--- Start Given records ---

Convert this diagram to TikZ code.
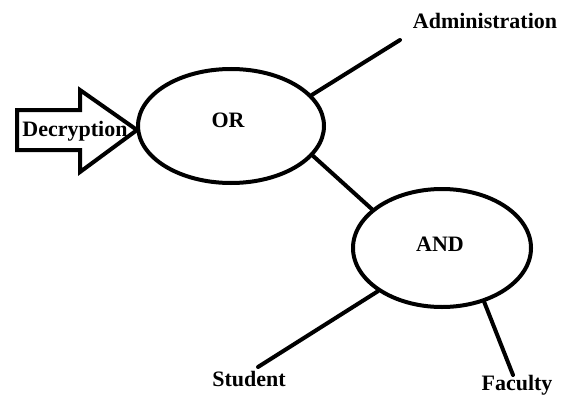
\documentclass[tikz,border=0pt]{standalone}
\usepackage{fontspec}
\setmainfont{Liberation Serif}
\usetikzlibrary{shapes.geometric, positioning}

\begin{document}
\begin{tikzpicture}[
    x=1pt, y=-1pt,
    gate/.style={ellipse, draw, line width=4pt, font=\fontsize{22}{26}\selectfont\bfseries},
    leaf/.style={font=\fontsize{22}{26}\selectfont\bfseries, inner sep=0pt},
    link/.style={line width=4pt, line cap=round},
    ]
    \useasboundingbox (0,0) rectangle (564,396);

    % Input arrow
    \draw[line width=4pt, line join=miter, fill=white]
        (17,110) -- (80,110) -- (80,90) -- (137,130) -- (80,172) -- (80,150) -- (17,150) -- cycle;
    \node[leaf] (decrypt) at (75,131) {Decryption};

    % Nodes
    \node[gate, minimum width=186pt, minimum height=114pt] (or) at (231,126) {};
    \node[leaf] (orlabel) at (228,120) {OR};
    \node[gate, minimum width=178pt, minimum height=118pt] (and) at (442,248) {};
    \node[leaf] (andlabel) at (440,244) {AND};
    \node[leaf] (admin) at (485,21) {Administration};
    \node[leaf] (student) at (249,379) {Student};
    \node[leaf] (faculty) at (517,385) {Faculty};

    % Free ends
    \coordinate (adminend) at (400,40);
    \coordinate (studentend) at (258,367);
    \coordinate (facultyend) at (513,375);

    % Edges
    \draw[link] (or.21) -- (adminend);
    \draw[link] (or.-20) -- (and.151);
    \draw[link] (and.214) -- (studentend);
    \draw[link] (and.-52) -- (facultyend);
\end{tikzpicture}
\end{document}
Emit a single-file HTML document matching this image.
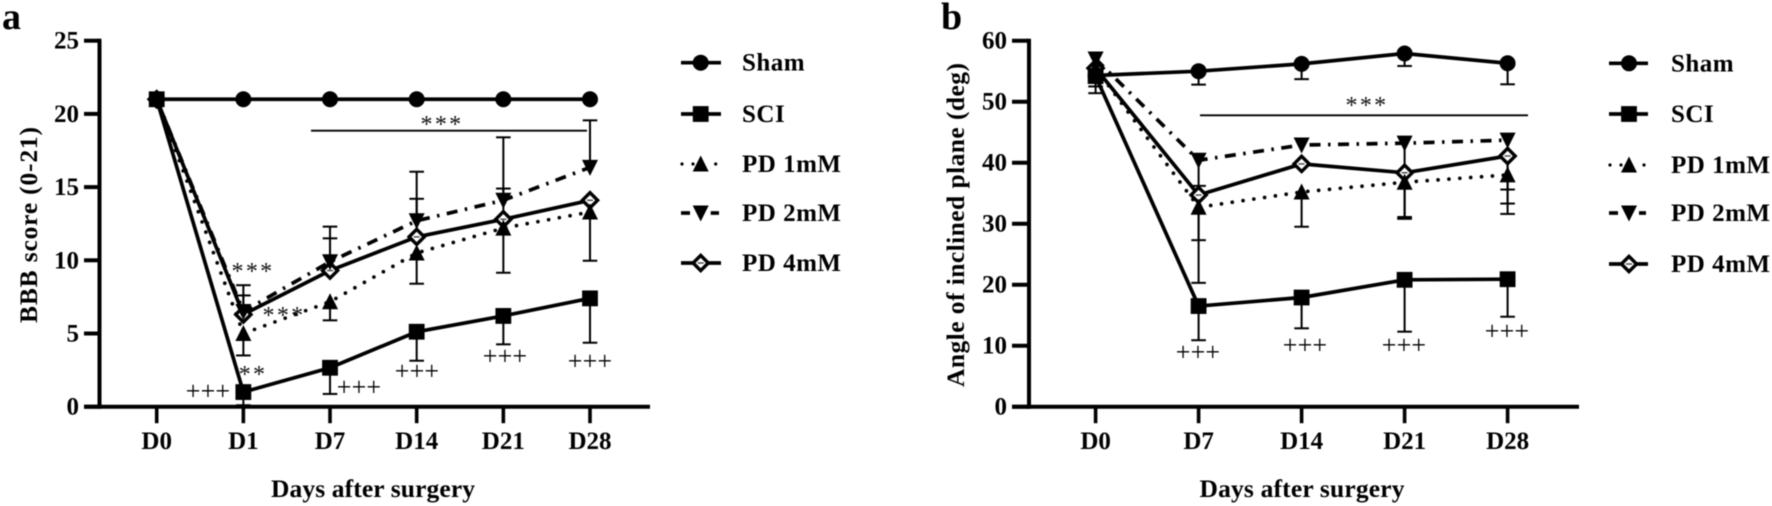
<!DOCTYPE html>
<html>
<head>
<meta charset="utf-8">
<style>
html,body{margin:0;padding:0;background:#fff;width:1772px;height:506px;overflow:hidden}
svg{display:block;position:absolute;left:0;top:0;filter:blur(0.5px)}
text{font-family:"Liberation Serif",serif;fill:#000}
.b{font-weight:bold;font-size:25px}
.t{font-weight:bold;font-size:25.5px}
.leg{font-weight:bold;font-size:25px;letter-spacing:0.5px}
.plus{font-size:26px;letter-spacing:0.2px;text-anchor:middle}
.star{font-size:24px;letter-spacing:2.3px;text-anchor:middle;fill:#111}
</style>
</head>
<body>
<svg id="fig" xmlns="http://www.w3.org/2000/svg" width="1772" height="506" viewBox="0 0 1772 506">
  <rect width="1772" height="506" fill="#fff"></rect>
  <text x="2" y="29" font-size="38" font-weight="bold">a</text>
  <text x="941" y="29" font-size="38" font-weight="bold">b</text>

  <text class="t" transform="translate(37,225) rotate(-90)" text-anchor="middle" textLength="196" lengthAdjust="spacing">BBB score (0-21)</text>
  <text class="t" transform="translate(964,225) rotate(-90)" text-anchor="middle" textLength="324" lengthAdjust="spacing">Angle of inclined plane (deg)</text>
  <text class="t" x="373" y="497" text-anchor="middle" textLength="204" lengthAdjust="spacing">Days after surgery</text>
  <text class="t" x="1302" y="497" text-anchor="middle" textLength="205" lengthAdjust="spacing">Days after surgery</text>

  <line x1="311" x2="587" y1="130.7" y2="130.7" stroke="#000" stroke-width="1.8"></line>
  <text class="star" x="442" y="132">***</text>
  <line x1="1200" x2="1528" y1="115.3" y2="115.3" stroke="#000" stroke-width="1.8"></line>
  <text class="star" x="1367" y="113">***</text>
  <text class="star" x="253" y="279">***</text>
  <text class="star" x="284" y="323">***</text>
  <text class="star" x="253" y="382">**</text>

  <text class="plus" x="208" y="399.5">+++</text>
  <text class="plus" x="359" y="395.5">+++</text>
  <text class="plus" x="417" y="379.5">+++</text>
  <text class="plus" x="505" y="364.5">+++</text>
  <text class="plus" x="590" y="369.5">+++</text>
  <text class="plus" x="1198" y="360.5">+++</text>
  <text class="plus" x="1305" y="353.5">+++</text>
  <text class="plus" x="1404" y="353.5">+++</text>
  <text class="plus" x="1507" y="339.5">+++</text>
</svg>
<script>
// Panel a data
const daysA = ['D0','D1','D7','D14','D21','D28'];
const yTicksA = [0,5,10,15,20,25];
const shamA = [21,21,21,21,21,21];
const sciA = [21,1,2.66,5.12,6.2,7.4];
const pd1A = [21,5,7.17,10.5,12.2,13.3];
const pd2A = [21,6.5,9.9,12.7,14.1,16.35];
const pd4A = [21,6.3,9.3,11.6,12.8,14.1];
const sciLowA = [null,0.1,0.87,3.14,4.26,4.37];
const pd1LowA = [null,3.5,5.9,8.4,9.15,9.97];
const pd2HighA = [null,8.3,12.3,16.05,18.4,19.56];
const pd4HighA = [null,7.6,11.5,14.2,14.9,null];

// Panel b data
const daysB = ['D0','D7','D14','D21','D28'];
const yTicksB = [0,10,20,30,40,50,60];
const shamB = [54.3,55,56.2,57.9,56.3];
const sciB = [54.2,16.5,17.9,20.8,20.9];
const pd1B = [55.5,32.7,35.2,36.8,38];
const pd2B = [57,40.4,42.9,43.2,43.7];
const pd4B = [55.5,34.7,39.8,38.35,41.1];
const shamLowB = [52.5,52.8,53.7,55.85,52.85];
const sciLowB = [51.4,10.9,12.85,12.3,14.75];
const pd1LowB = [null,20.3,29.5,30.8,31.6];
const pd2LowB = [null,27.3,null,30.9,33.3];
const pd4LowB = [null,null,null,31.1,35.6];
const pd4HighB = [null,36.2,null,null,null];

// Legend
const legendLabels = ['Sham','SCI','PD 1mM','PD 2mM','PD 4mM'];

const NS = 'http://www.w3.org/2000/svg';
const svg = document.getElementById('fig');
function mk(tag, attrs, name) {
  const el = document.createElementNS(NS, tag);
  for (const k in attrs) el.setAttribute(k, attrs[k]);
  
  
  svg.appendChild(el);
  return el;
}
function axes(p) {
  mk('line', {x1:p.x0,x2:p.x0,y1:p.yTop-2,y2:p.yBase+2,stroke:'#000','stroke-width':4}, p.id+'-y-axis');
  mk('line', {x1:p.tickL,x2:p.xEnd,y1:p.yBase,y2:p.yBase,stroke:'#000','stroke-width':4}, p.id+'-x-axis');
  p.yTicks.forEach(v => {
    const y = p.y(v);
    mk('line', {x1:p.tickL,x2:p.x0,y1:y,y2:y,stroke:'#000','stroke-width':4}, p.id+'-y-tick-'+v);
    const t = mk('text', {x:p.tickL-5,y:y+8,'text-anchor':'end',class:'b'}, p.id+'-y-tick-label-'+v);
    t.textContent = v;
  });
  p.days.forEach((d,i) => {
    const x = p.x(i);
    mk('line', {x1:x,x2:x,y1:p.yBase,y2:p.yBase+16.5,stroke:'#000','stroke-width':3.6}, p.id+'-x-tick-'+d);
    const t = mk('text', {x:x,y:449,'text-anchor':'middle',class:'b'}, p.id+'-x-tick-label-'+d);
    t.textContent = d;
  });
}
function marker(kind, x, y, name) {
  if (kind === 'circle') {
    mk('circle', {cx:x,cy:y,r:8,fill:'#000'}, name);
  } else if (kind === 'square') {
    mk('rect', {x:x-7.9,y:y-7.9,width:15.8,height:15.8,fill:'#000'}, name);
  } else if (kind === 'up') {
    mk('polygon', {points:[x-8,y+7.5,x+8,y+7.5,x,y-8.5].join(' '),fill:'#000'}, name);
  } else if (kind === 'down') {
    mk('polygon', {points:[x-8,y-7.5,x+8,y-7.5,x,y+8.5].join(' '),fill:'#000'}, name);
  } else {
    mk('polygon', {points:[x-7.6,y,x,y-7.6,x+7.6,y,x,y+7.6].join(' '),fill:'#fff',stroke:'#000','stroke-width':3.4}, name);
    mk('line', {x1:x-3,x2:x+3,y1:y,y2:y,stroke:'#444','stroke-width':1.4}, name+'-detail');
  }
}
function lineStyle(kind) {
  if (kind === 'dot') return {stroke:'#000','stroke-width':3.7,'stroke-linecap':'round','stroke-dasharray':'0 10.9',fill:'none'};
  if (kind === 'dashdot') return {stroke:'#000','stroke-width':3.7,'stroke-dasharray':'11 7.5 2.5 7.5',fill:'none'};
  return {stroke:'#000','stroke-width':3.7,fill:'none'};
}
function errors(p, id, vals, ends) {
  ends.forEach((e,i) => {
    if (e === null) return;
    const x = p.x(i), y0 = p.y(vals[i]), y1 = p.y(e);
    mk('line', {x1:x,x2:x,y1:y0,y2:y1,stroke:'#000','stroke-width':2}, p.id+'-'+id+'-error-'+p.days[i]);
    mk('line', {x1:x-7.3,x2:x+7.3,y1:y1,y2:y1,stroke:'#000','stroke-width':2}, p.id+'-'+id+'-error-cap-'+p.days[i]);
  });
}
function series(p, id, vals, dash, kind) {
  const d = vals.map((v,i) => (i?'L':'M')+p.x(i)+' '+p.y(v)).join(' ');
  const st = lineStyle(dash);
  st.d = d;
  mk('path', st, p.id+'-'+id+'-line');
  vals.forEach((v,i) => marker(kind, p.x(i), p.y(v), p.id+'-'+id+'-point-'+p.days[i]));
}
function legend(id, lx0, lx1, mx, tx, ys) {
  const kinds = ['circle','square','up','down','diamond'];
  legendLabels.forEach((lab,i) => {
    const y = ys[i];
    if (i === 2) {
      [lx0, lx0+11, mx+14].forEach((dx,j) => mk('circle', {cx:dx+1,cy:y,r:1.6,fill:'#000'}, id+'-legend-dot-'+j));
    } else if (i === 3) {
      mk('line', {x1:lx0,x2:lx0+9,y1:y,y2:y,stroke:'#000','stroke-width':3.7}, id+'-legend-dash-left');
      mk('line', {x1:mx+10,x2:lx1-2,y1:y,y2:y,stroke:'#000','stroke-width':3.7}, id+'-legend-dash-right');
    } else {
      mk('line', {x1:lx0,x2:lx1,y1:y,y2:y,stroke:'#000','stroke-width':3.7}, id+'-legend-line-'+i);
    }
    marker(kinds[i], mx, y, id+'-legend-marker-'+i);
    const t = mk('text', {x:tx,y:y+8,class:'leg'}, id+'-legend-label-'+i);
    t.textContent = lab;
  });
}

const panelA = {id:'a', days:daysA, yTicks:yTicksA, x0:99.5, tickL:84, xEnd:650, yBase:406.7, yTop:40.7,
  x:i => 156.7 + 86.66*i, y:v => 406.7 - 14.64*v};
const panelB = {id:'b', days:daysB, yTicks:yTicksB, x0:1029, tickL:1012, xEnd:1579, yBase:406.7, yTop:40.7,
  x:i => 1095.6 + 103*i, y:v => 406.7 - 6.1*v};

axes(panelA);
errors(panelA,'pd2',pd2A,pd2HighA);
errors(panelA,'pd4',pd4A,pd4HighA);
errors(panelA,'pd1',pd1A,pd1LowA);
errors(panelA,'sci',sciA,sciLowA);
series(panelA,'sham',shamA,'solid','circle');
series(panelA,'pd4',pd4A,'solid','diamond');
series(panelA,'pd1',pd1A,'dot','up');
series(panelA,'pd2',pd2A,'dashdot','down');
series(panelA,'sci',sciA,'solid','square');

axes(panelB);
errors(panelB,'sham',shamB,shamLowB);
errors(panelB,'sci',sciB,sciLowB);
errors(panelB,'pd1',pd1B,pd1LowB);
errors(panelB,'pd2',pd2B,pd2LowB);
errors(panelB,'pd4',pd4B,pd4LowB);
errors(panelB,'pd4-upper',pd4B,pd4HighB);
series(panelB,'pd4',pd4B,'solid','diamond');
series(panelB,'sham',shamB,'solid','circle');
series(panelB,'sci',sciB,'solid','square');
series(panelB,'pd1',pd1B,'dot','up');
series(panelB,'pd2',pd2B,'dashdot','down');

legend('a',681,721,700.7,742,[62.7,114,164,213,263]);
legend('b',1609,1648,1629,1671,[63.3,114,165,213,264]);
</script>
</body>
</html>
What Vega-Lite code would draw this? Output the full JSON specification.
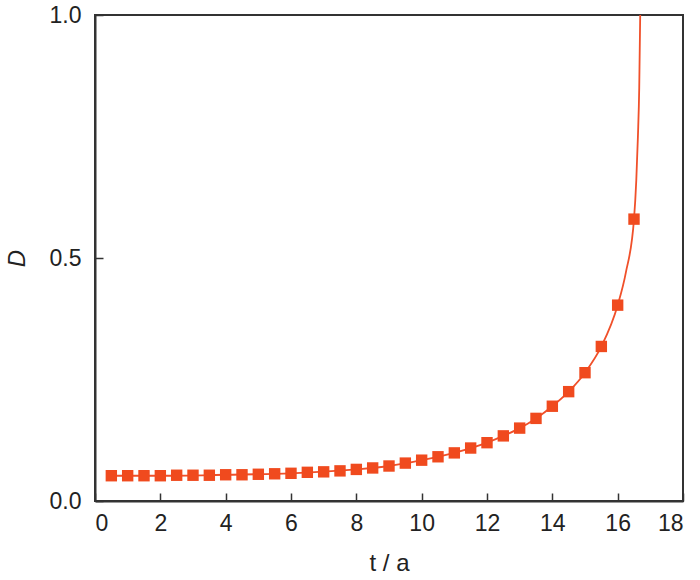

--- End Given records ---

Task requirements:
In the data above, please extract the lines from the first one through the line with "(0,0) rectangle (564,396);", exactly, and keep pictures out.

Result below:
Convert this diagram to TikZ code.
\documentclass[tikz,border=0pt]{standalone}
\usepackage{fontspec}
\setmainfont{Liberation Serif}
\usetikzlibrary{shapes.geometric, positioning}

\begin{document}
\begin{tikzpicture}[
    x=1pt, y=-1pt,
    gate/.style={ellipse, draw, line width=4pt, font=\fontsize{22}{26}\selectfont\bfseries},
    leaf/.style={font=\fontsize{22}{26}\selectfont\bfseries, inner sep=0pt},
    link/.style={line width=4pt, line cap=round},
    ]
    \useasboundingbox (0,0) rectangle (564,396);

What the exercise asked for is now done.